> [Task objective] Your task is to copy the material exactly.

> [Dataset excerpt]
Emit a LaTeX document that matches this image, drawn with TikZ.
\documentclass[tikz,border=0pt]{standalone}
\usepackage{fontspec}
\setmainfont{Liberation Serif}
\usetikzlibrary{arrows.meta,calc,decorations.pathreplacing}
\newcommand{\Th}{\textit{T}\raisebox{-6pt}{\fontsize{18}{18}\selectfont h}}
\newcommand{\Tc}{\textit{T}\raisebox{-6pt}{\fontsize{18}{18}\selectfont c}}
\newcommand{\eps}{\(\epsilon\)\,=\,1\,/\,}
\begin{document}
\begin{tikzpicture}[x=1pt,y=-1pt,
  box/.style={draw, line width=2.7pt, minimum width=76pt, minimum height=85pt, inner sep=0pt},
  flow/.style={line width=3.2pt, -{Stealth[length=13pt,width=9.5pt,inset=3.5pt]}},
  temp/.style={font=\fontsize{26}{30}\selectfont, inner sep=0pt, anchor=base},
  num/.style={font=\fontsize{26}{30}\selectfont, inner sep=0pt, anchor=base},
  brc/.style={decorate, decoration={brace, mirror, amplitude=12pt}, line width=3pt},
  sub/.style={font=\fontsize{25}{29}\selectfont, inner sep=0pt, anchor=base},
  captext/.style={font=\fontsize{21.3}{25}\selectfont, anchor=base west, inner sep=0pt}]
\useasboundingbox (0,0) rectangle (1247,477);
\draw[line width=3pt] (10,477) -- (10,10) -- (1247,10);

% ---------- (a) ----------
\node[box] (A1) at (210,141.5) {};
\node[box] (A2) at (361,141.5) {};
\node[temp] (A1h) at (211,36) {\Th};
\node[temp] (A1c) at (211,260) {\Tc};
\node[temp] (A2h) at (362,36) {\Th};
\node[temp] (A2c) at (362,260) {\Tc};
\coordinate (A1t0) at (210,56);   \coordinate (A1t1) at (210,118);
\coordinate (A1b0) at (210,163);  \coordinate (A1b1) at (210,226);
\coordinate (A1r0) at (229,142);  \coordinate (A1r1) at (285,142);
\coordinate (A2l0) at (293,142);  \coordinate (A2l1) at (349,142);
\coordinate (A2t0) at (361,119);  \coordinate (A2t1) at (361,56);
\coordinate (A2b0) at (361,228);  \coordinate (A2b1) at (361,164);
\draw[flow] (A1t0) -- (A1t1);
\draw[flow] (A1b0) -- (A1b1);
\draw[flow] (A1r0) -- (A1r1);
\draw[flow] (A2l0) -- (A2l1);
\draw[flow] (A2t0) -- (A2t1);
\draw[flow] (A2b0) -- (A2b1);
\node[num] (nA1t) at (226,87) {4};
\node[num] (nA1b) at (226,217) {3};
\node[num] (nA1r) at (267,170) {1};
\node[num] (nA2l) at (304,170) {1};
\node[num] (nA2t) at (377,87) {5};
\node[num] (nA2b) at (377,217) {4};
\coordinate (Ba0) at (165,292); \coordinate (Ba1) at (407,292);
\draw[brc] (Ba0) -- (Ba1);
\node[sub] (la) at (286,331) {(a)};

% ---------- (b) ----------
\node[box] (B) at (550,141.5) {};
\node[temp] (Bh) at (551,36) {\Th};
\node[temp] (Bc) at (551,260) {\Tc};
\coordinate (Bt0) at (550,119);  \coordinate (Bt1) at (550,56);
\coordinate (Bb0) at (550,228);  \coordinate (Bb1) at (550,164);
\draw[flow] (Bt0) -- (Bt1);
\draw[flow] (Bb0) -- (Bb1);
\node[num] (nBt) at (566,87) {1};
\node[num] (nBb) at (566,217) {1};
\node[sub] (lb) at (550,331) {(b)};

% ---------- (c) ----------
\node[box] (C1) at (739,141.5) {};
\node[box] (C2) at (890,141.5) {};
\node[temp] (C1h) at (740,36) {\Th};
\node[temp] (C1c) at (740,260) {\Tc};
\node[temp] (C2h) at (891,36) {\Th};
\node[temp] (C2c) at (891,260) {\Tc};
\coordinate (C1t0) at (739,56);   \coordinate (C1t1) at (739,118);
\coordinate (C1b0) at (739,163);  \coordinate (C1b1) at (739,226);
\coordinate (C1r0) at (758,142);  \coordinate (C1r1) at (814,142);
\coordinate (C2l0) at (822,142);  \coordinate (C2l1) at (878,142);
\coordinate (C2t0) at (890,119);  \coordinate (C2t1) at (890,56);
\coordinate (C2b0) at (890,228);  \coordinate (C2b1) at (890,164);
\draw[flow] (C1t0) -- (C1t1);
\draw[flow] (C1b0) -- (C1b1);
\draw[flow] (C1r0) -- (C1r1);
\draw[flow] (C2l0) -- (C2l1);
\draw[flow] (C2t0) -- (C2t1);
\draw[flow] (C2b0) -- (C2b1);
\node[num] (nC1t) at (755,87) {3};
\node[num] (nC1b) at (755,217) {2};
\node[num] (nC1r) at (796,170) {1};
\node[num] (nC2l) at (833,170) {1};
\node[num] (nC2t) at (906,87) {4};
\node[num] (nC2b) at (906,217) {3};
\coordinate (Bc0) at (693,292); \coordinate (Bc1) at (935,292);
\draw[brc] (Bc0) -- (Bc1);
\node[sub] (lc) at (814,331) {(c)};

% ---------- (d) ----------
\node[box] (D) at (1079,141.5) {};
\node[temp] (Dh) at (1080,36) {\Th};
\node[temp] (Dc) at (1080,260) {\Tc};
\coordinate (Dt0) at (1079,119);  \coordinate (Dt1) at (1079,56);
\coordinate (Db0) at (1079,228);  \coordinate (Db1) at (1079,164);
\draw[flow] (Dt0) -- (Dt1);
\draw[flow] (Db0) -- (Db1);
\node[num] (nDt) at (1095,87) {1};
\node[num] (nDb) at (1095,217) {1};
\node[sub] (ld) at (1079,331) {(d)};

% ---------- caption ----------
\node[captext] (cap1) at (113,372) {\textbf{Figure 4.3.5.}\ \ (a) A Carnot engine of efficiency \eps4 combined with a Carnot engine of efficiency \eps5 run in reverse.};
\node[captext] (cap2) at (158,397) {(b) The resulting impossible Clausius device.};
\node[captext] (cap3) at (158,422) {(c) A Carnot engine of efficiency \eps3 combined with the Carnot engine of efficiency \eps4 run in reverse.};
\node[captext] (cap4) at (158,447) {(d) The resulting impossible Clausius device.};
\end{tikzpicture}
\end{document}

> [Solution to the exercise]
Emit a LaTeX document that matches this image, drawn with TikZ.
\documentclass[tikz,border=0pt]{standalone}
\usepackage{fontspec}
\setmainfont{Liberation Serif}
\usetikzlibrary{arrows.meta,calc,decorations.pathreplacing}
\newcommand{\Th}{\textit{T}\raisebox{-6pt}{\fontsize{18}{18}\selectfont h}}
\newcommand{\Tc}{\textit{T}\raisebox{-6pt}{\fontsize{18}{18}\selectfont c}}
\newcommand{\eps}{\(\epsilon\)\,=\,1\,/\,}
\begin{document}
\begin{tikzpicture}[x=1pt,y=-1pt,
  box/.style={draw, line width=2.7pt, minimum width=76pt, minimum height=85pt, inner sep=0pt},
  flow/.style={line width=3.2pt, -{Stealth[length=13pt,width=9.5pt,inset=3.5pt]}},
  temp/.style={font=\fontsize{26}{30}\selectfont, inner sep=0pt, anchor=base},
  num/.style={font=\fontsize{26}{30}\selectfont, inner sep=0pt, anchor=base},
  brc/.style={decorate, decoration={brace, mirror, amplitude=12pt}, line width=3pt},
  sub/.style={font=\fontsize{25}{29}\selectfont, inner sep=0pt, anchor=base},
  captext/.style={font=\fontsize{21.3}{25}\selectfont, anchor=base west, inner sep=0pt}]
\useasboundingbox (0,0) rectangle (1247,477);
\draw[line width=3pt] (10,477) -- (10,10) -- (1247,10);

% ---------- (a) ----------
\node[box] (A1) at (210,141.5) {};
\node[box] (A2) at (361,141.5) {};
\node[temp] (A1h) at (211,36) {\Th};
\node[temp] (A1c) at (211,260) {\Tc};
\node[temp] (A2h) at (362,36) {\Th};
\node[temp] (A2c) at (362,260) {\Tc};
\coordinate (A1t0) at (210,56);   \coordinate (A1t1) at (210,118);
\coordinate (A1b0) at (210,163);  \coordinate (A1b1) at (210,226);
\coordinate (A1r0) at (229,142);  \coordinate (A1r1) at (285,142);
\coordinate (A2l0) at (293,142);  \coordinate (A2l1) at (349,142);
\coordinate (A2t0) at (361,119);  \coordinate (A2t1) at (361,56);
\coordinate (A2b0) at (361,228);  \coordinate (A2b1) at (361,164);
\draw[flow] (A1t0) -- (A1t1);
\draw[flow] (A1b0) -- (A1b1);
\draw[flow] (A1r0) -- (A1r1);
\draw[flow] (A2l0) -- (A2l1);
\draw[flow] (A2t0) -- (A2t1);
\draw[flow] (A2b0) -- (A2b1);
\node[num] (nA1t) at (226,87) {4};
\node[num] (nA1b) at (226,217) {3};
\node[num] (nA1r) at (267,170) {1};
\node[num] (nA2l) at (304,170) {1};
\node[num] (nA2t) at (377,87) {5};
\node[num] (nA2b) at (377,217) {4};
\coordinate (Ba0) at (165,292); \coordinate (Ba1) at (407,292);
\draw[brc] (Ba0) -- (Ba1);
\node[sub] (la) at (286,331) {(a)};

% ---------- (b) ----------
\node[box] (B) at (550,141.5) {};
\node[temp] (Bh) at (551,36) {\Th};
\node[temp] (Bc) at (551,260) {\Tc};
\coordinate (Bt0) at (550,119);  \coordinate (Bt1) at (550,56);
\coordinate (Bb0) at (550,228);  \coordinate (Bb1) at (550,164);
\draw[flow] (Bt0) -- (Bt1);
\draw[flow] (Bb0) -- (Bb1);
\node[num] (nBt) at (566,87) {1};
\node[num] (nBb) at (566,217) {1};
\node[sub] (lb) at (550,331) {(b)};

% ---------- (c) ----------
\node[box] (C1) at (739,141.5) {};
\node[box] (C2) at (890,141.5) {};
\node[temp] (C1h) at (740,36) {\Th};
\node[temp] (C1c) at (740,260) {\Tc};
\node[temp] (C2h) at (891,36) {\Th};
\node[temp] (C2c) at (891,260) {\Tc};
\coordinate (C1t0) at (739,56);   \coordinate (C1t1) at (739,118);
\coordinate (C1b0) at (739,163);  \coordinate (C1b1) at (739,226);
\coordinate (C1r0) at (758,142);  \coordinate (C1r1) at (814,142);
\coordinate (C2l0) at (822,142);  \coordinate (C2l1) at (878,142);
\coordinate (C2t0) at (890,119);  \coordinate (C2t1) at (890,56);
\coordinate (C2b0) at (890,228);  \coordinate (C2b1) at (890,164);
\draw[flow] (C1t0) -- (C1t1);
\draw[flow] (C1b0) -- (C1b1);
\draw[flow] (C1r0) -- (C1r1);
\draw[flow] (C2l0) -- (C2l1);
\draw[flow] (C2t0) -- (C2t1);
\draw[flow] (C2b0) -- (C2b1);
\node[num] (nC1t) at (755,87) {3};
\node[num] (nC1b) at (755,217) {2};
\node[num] (nC1r) at (796,170) {1};
\node[num] (nC2l) at (833,170) {1};
\node[num] (nC2t) at (906,87) {4};
\node[num] (nC2b) at (906,217) {3};
\coordinate (Bc0) at (693,292); \coordinate (Bc1) at (935,292);
\draw[brc] (Bc0) -- (Bc1);
\node[sub] (lc) at (814,331) {(c)};

% ---------- (d) ----------
\node[box] (D) at (1079,141.5) {};
\node[temp] (Dh) at (1080,36) {\Th};
\node[temp] (Dc) at (1080,260) {\Tc};
\coordinate (Dt0) at (1079,119);  \coordinate (Dt1) at (1079,56);
\coordinate (Db0) at (1079,228);  \coordinate (Db1) at (1079,164);
\draw[flow] (Dt0) -- (Dt1);
\draw[flow] (Db0) -- (Db1);
\node[num] (nDt) at (1095,87) {1};
\node[num] (nDb) at (1095,217) {1};
\node[sub] (ld) at (1079,331) {(d)};

% ---------- caption ----------
\node[captext] (cap1) at (113,372) {\textbf{Figure 4.3.5.}\ \ (a) A Carnot engine of efficiency \eps4 combined with a Carnot engine of efficiency \eps5 run in reverse.};
\node[captext] (cap2) at (158,397) {(b) The resulting impossible Clausius device.};
\node[captext] (cap3) at (158,422) {(c) A Carnot engine of efficiency \eps3 combined with the Carnot engine of efficiency \eps4 run in reverse.};
\node[captext] (cap4) at (158,447) {(d) The resulting impossible Clausius device.};
\end{tikzpicture}
\end{document}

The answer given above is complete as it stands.